Sur l'avion de la MEA qui le transportait à Rome, le patriarche a dû, comme d'habitude, et avec une étonnante simplicité, se prêter aux souhaits de ceux qui cherchaient à se faire photographier avec lui. Les stewards et les hôtesses n'étaient pas les moins enthousiastes à le faire.
« Les Églises catholiques ». Il faut comprendre ces termes dans le sens numérique, non générique. La Christ n'a fondé qu'une seule église. Mais ses apôtres, obéissant à son ordre de mission, et au gré des persécutions vécues dans les premiers temps de l'église, se sont dispersés aux quatre coins du monde connu, pour annoncer la « bonne nouvelle » (c'est le sens originel du mot évangile) de la résurrection. Pierre a fondé l'église d'Antioche, dont se réclament les maronites. Marc a fondé l'Église d'Alexandrie, dont se réclament les coptes, André celle de Constantinople, Thomas celle d'Irak, etc. C'est ainsi que naquit l'Église une et diverse, à une époque où les communications entre les communautés chrétiennes naissantes se faisaient par lettres, dont les plus éminentes, mais pas les seules, sont celles qu'écrivirent les apôtres qui les fondirent.
C'est ce même aréopage d'apôtres et celui de leurs successeurs qui se réunissent aujourd'hui à Rome, « avec Pierre et sous Pierre », pour comprendre comment ils peuvent poursuivre leur mission. De message, il n'y en a qu'un, c'est celui de la Résurrection. Mais de moyens, il y a beaucoup, car les temps ont bien changé.
Les défis sont connus et, dans certains cas, ils se radicalisent chaque jour un peu plus. Ce sont ceux que l'histoire contemporaine a lancés aux minorités chrétiennes au Moyen-Orient, chaudron d'ambitions, de tensions internationales, où les idéologies, les religions, les intérêts économiques, sans parler de cette « fitna » qui pointe, s'entrechoquent en un immense, mais réel « stratégo ».
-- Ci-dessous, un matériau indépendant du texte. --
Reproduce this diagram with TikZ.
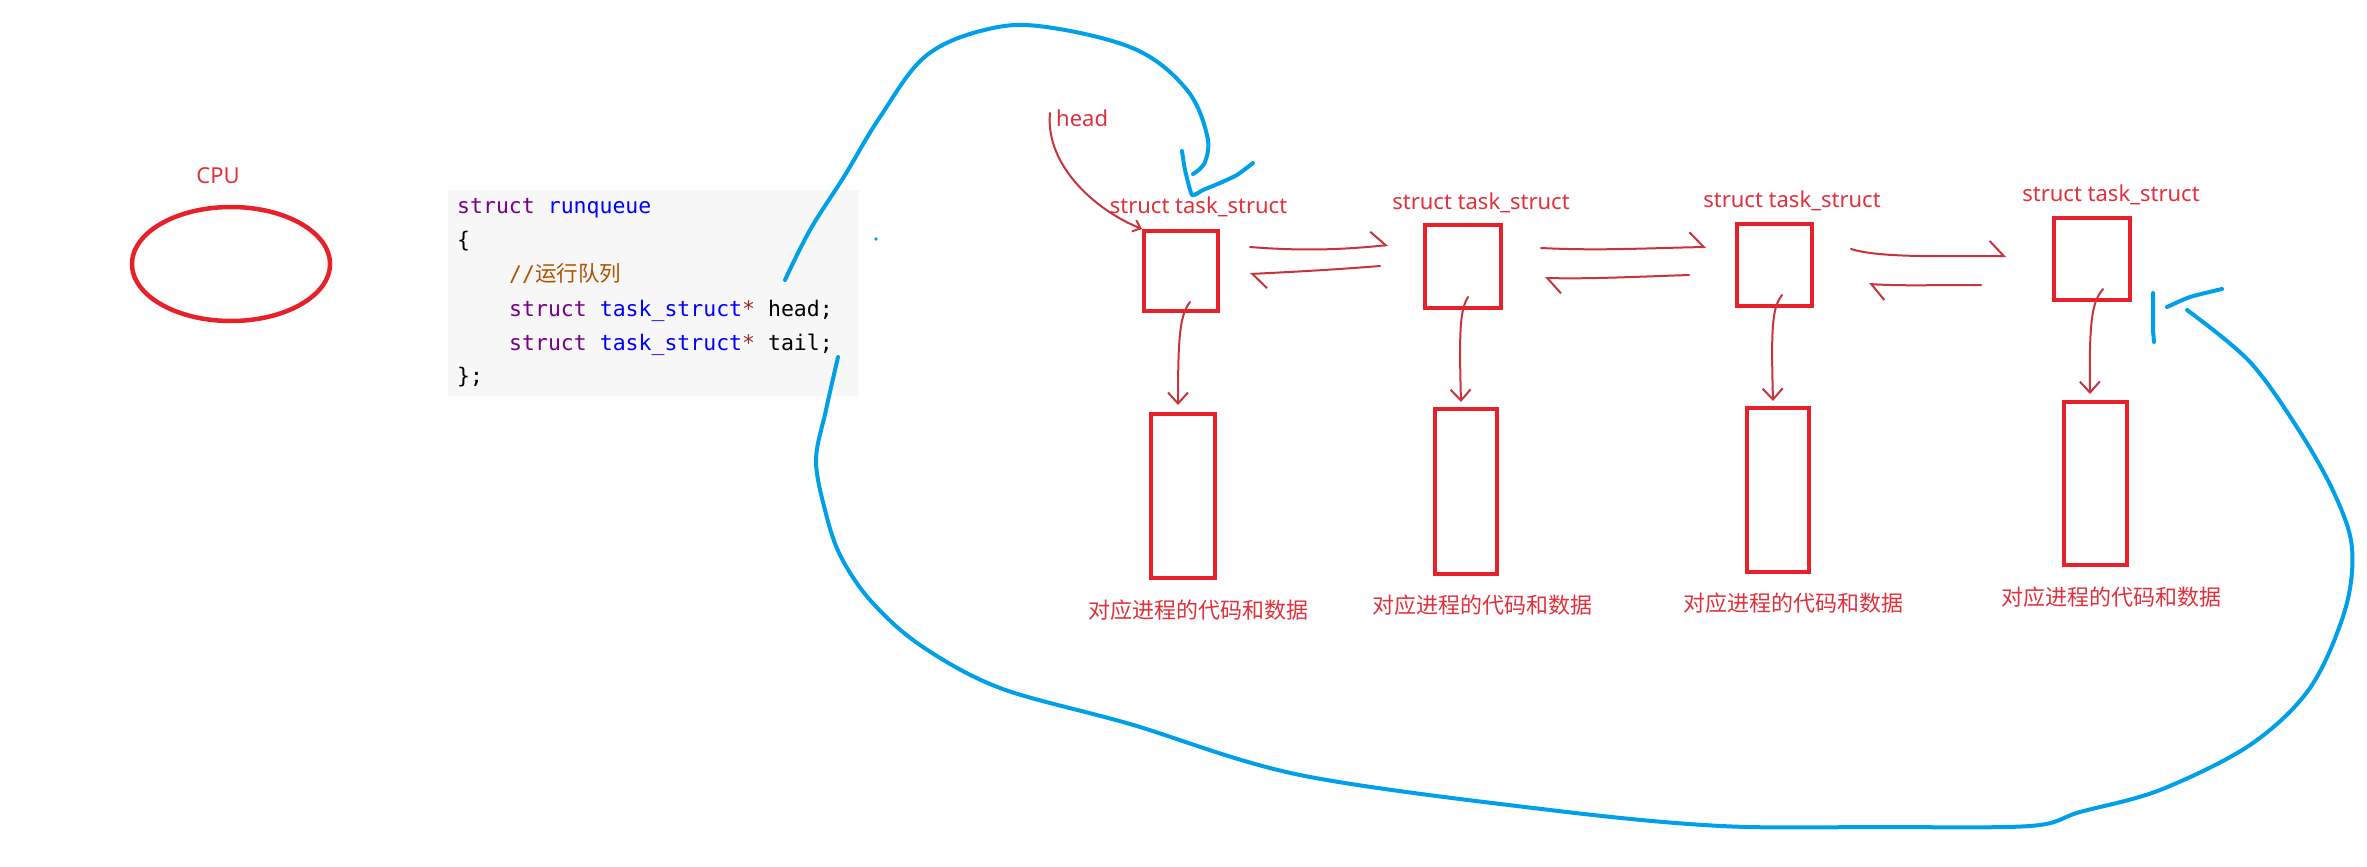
\documentclass[tikz,border=0pt]{standalone}
\usepackage{fontspec}
\usetikzlibrary{arrows.meta,shapes.geometric}
\newfontfamily\cjkf{Noto Sans CJK SC}
\newfontfamily\labf{Noto Sans}
\newfontfamily\codef{DejaVu Sans Mono}
\definecolor{boxred}{HTML}{E8202A}
\definecolor{lblred}{HTML}{E0303C}
\definecolor{arrred}{HTML}{C8343E}
\definecolor{penblue}{HTML}{00A0E9}
\definecolor{codebg}{HTML}{F7F7F7}
\definecolor{kw}{HTML}{770088}
\definecolor{def}{HTML}{0000FF}
\definecolor{cmt}{HTML}{AA5500}
\definecolor{star}{HTML}{A0282A}
\tikzset{
  codetxt/.style={anchor=base west, inner sep=0pt, font=\codef\fontsize{21.5pt}{26pt}\selectfont},
  lbl/.style={inner sep=0pt, text=lblred, anchor=base, font=\labf\fontsize{22pt}{26pt}\selectfont},
  cjklbl/.style={inner sep=0pt, text=lblred, anchor=base, font=\cjkf\fontsize{22pt}{26pt}\selectfont},
  tbox/.style={draw=boxred, line width=4pt, inner sep=0pt},
  thinred/.style={draw=arrred, line width=2pt, line cap=round},
  downarr/.style={thinred, -{Straight Barb[length=11pt,width=20pt]}},
  harp/.style={thinred, -{Straight Barb[harpoon,length=14pt,width=30pt]}},
  bluepen/.style={draw=penblue, line width=4pt, line cap=round, line join=round}
}
\begin{document}
\begin{tikzpicture}[x=1pt,y=-1pt]
\useasboundingbox (0,0) rectangle (2367,867);

% CPU
\node[lbl] (cpu) at (218,183) {CPU};
\node[ellipse, draw=boxred, line width=4.5pt, minimum width=198pt, minimum height=114pt, inner sep=0pt] (cpuell) at (231,264) {};

% code block
\node[fill=codebg, minimum width=411pt, minimum height=206pt, inner sep=0pt] (codebox) at (653.5,293) {};
\node[codetxt] (l1) at (457,213) {\textcolor{kw}{struct} \textcolor{def}{runqueue}};
\node[codetxt] (l2) at (457,247) {\{};
\node[codetxt] (l3) at (509,281) {\textcolor{cmt}{//{\cjkf 运行队列}}};
\node[codetxt] (l4) at (509,316) {\textcolor{kw}{struct} \textcolor{def}{task\_struct}\textcolor{star}{*} head;};
\node[codetxt] (l5) at (509,350) {\textcolor{kw}{struct} \textcolor{def}{task\_struct}\textcolor{star}{*} tail;};
\node[codetxt] (l6) at (457,383) {\};};

% task boxes
\node[tbox, minimum width=74pt, minimum height=80pt] (t1) at (1181,271) {};
\node[tbox, minimum width=76pt, minimum height=83pt] (t2) at (1463,266.5) {};
\node[tbox, minimum width=75pt, minimum height=82pt] (t3) at (1774.5,265) {};
\node[tbox, minimum width=76pt, minimum height=82pt] (t4) at (2092,259) {};

\node[lbl] (s1) at (1198.5,213) {struct task\_struct};
\node[lbl] (s2) at (1481,209) {struct task\_struct};
\node[lbl] (s3) at (1792,207) {struct task\_struct};
\node[lbl] (s4) at (2111,201) {struct task\_struct};

% data boxes
\node[tbox, minimum width=64pt, minimum height=164pt] (b1) at (1183,496) {};
\node[tbox, minimum width=62pt, minimum height=165pt] (b2) at (1466,491.5) {};
\node[tbox, minimum width=62pt, minimum height=164pt] (b3) at (1778,490) {};
\node[tbox, minimum width=63pt, minimum height=163pt] (b4) at (2095.5,483.5) {};

\node[cjklbl] (d1) at (1198,618) {对应进程的代码和数据};
\node[cjklbl] (d2) at (1482,613) {对应进程的代码和数据};
\node[cjklbl] (d3) at (1793,611) {对应进程的代码和数据};
\node[cjklbl] (d4) at (2111,605) {对应进程的代码和数据};

% head label and arrow
\node[lbl, anchor=base west] (head) at (1056,126) {head};
\coordinate (hs) at (1050,113);
\draw[thinred, -{Straight Barb[length=7pt,width=12pt]}] (hs) .. controls (1045,165) and (1095,210) .. (t1.north west);

% vertical arrows
\coordinate (v1s) at (1190,302); \coordinate (v1e) at (1178,405);
\coordinate (v2s) at (1468,297); \coordinate (v2e) at (1461,402);
\coordinate (v3s) at (1782,295); \coordinate (v3e) at (1773,401);
\coordinate (v4s) at (2103,289); \coordinate (v4e) at (2090,394);
\draw[downarr] (v1s) .. controls (1180,315) and (1178,335) .. (v1e);
\draw[downarr] (v2s) .. controls (1460,310) and (1459,330) .. (v2e);
\draw[downarr] (v3s) .. controls (1772,308) and (1771,328) .. (v3e);
\draw[downarr] (v4s) .. controls (2092,302) and (2089,320) .. (v4e);

% horizontal arrows
\coordinate (a12s) at (1250,247); \coordinate (a12e) at (1388,245);
\coordinate (a21s) at (1380,266); \coordinate (a21e) at (1250,274);
\coordinate (a23s) at (1541,248); \coordinate (a23e) at (1706,247);
\coordinate (a32s) at (1689,275); \coordinate (a32e) at (1545,278);
\coordinate (a34s) at (1851,249); \coordinate (a34e) at (2006,256);
\coordinate (a43s) at (1981,285); \coordinate (a43e) at (1869,284);
\draw[harp] (a12s) .. controls (1300,251) and (1340,250) .. (a12e);
\draw[harp] (a21s) .. controls (1330,270) and (1290,272) .. (a21e);
\draw[harp] (a23s) .. controls (1600,251) and (1650,248) .. (a23e);
\draw[harp] (a32s) .. controls (1630,277) and (1590,279) .. (a32e);
\draw[harp] (a34s) .. controls (1880,258) and (1940,256) .. (a34e);
\draw[harp] (a43s) .. controls (1930,285) and (1900,286) .. (a43e);

% blue pen: head link (top loop)
\draw[bluepen] plot[smooth, tension=0.6] coordinates {(785,280) (810,230) (845,175) (880,117) (927,55) (993,28) (1053,28) (1137,50) (1187,90) (1207,135) (1205,162) (1193,174)};
\draw[bluepen] plot[smooth, tension=0.3] coordinates {(1182,151) (1185,170) (1192,195) (1203,190) (1220,183) (1237,175) (1253,163)};

% blue pen: tail link (bottom loop)
\draw[bluepen] plot[smooth, tension=0.55] coordinates {(838,357) (826,410) (816,460) (825,510) (840,555) (870,600) (920,645) (1000,688) (1130,724) (1300,775) (1550,810) (1721,826) (1880,827) (2030,826) (2080,812) (2160,790) (2250,745) (2310,688) (2345,610) (2352,548) (2335,495) (2300,432) (2250,362) (2187,310)};
\draw[bluepen] (2153,293) -- (2153,330) -- (2154,342);
\draw[bluepen] plot[smooth, tension=0.4] coordinates {(2167,307) (2190,297) (2222,289)};

% small blue dot
\fill[penblue] (876,239) circle (1.8pt);
\end{tikzpicture}
\end{document}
Ces défis sont aussi bien politiques qu'économiques et culturels. En fait, il n'y a pas discontinuité entre ces enjeux. Ils communiquent entre eux et se développent par chaînes causales interdépendantes. La Palestine, cause première, l'Iran de la révolution islamique, cause seconde, l'énergie nucléaire à des fins pacifiques ou militaires, la catastrophique croisade d'Irak, les convoitises pétrolières, l'islam militant et violent, même contre d'autres islams, l'expansionnisme d'Israël sont autant de défis que les chrétiens doivent décider de relever, s'ils veulent rester dans cette partie du monde où la main du Père les a plantés.
Certains de ces défis sont purement culturels. C'est le cas de ce relativisme éthique qui débilite la pensée et la conduite chrétiennes dans le monde entier, y compris au Moyen-Orient, et délite les élites aussi bien que les masses. D'autres sont religieux : sait-on qu'un habitant d'Arabie saoudite sur quatre - la main-d'œuvre immigrée - est chrétien ? Pourtant, pas moyen de construire une église dans cette terre d'islam. Ailleurs, là où l'islam fait preuve de tolérance, le rigorisme surgit. Voyez au Koweït ou en Turquie. D'autres encore sont purement politiques, tels ces régimes où la « pensée unique » a remplacé la pensée, et où ni la foi ni la raison ne parviennent à prendre leur envol.
C'est ce principe de solidarité universelle qui réunit aujourd'hui des Églises venues droit des apôtres, pour réfléchir aux urgences du moment, à cet exode continuel qui vide la région de sa substance chrétienne. Ce sera, à partir de dimanche, un seul corps qui réfléchit, par-delà les diversités et le champ immense que sont le milliard de catholiques vivant sur la planète.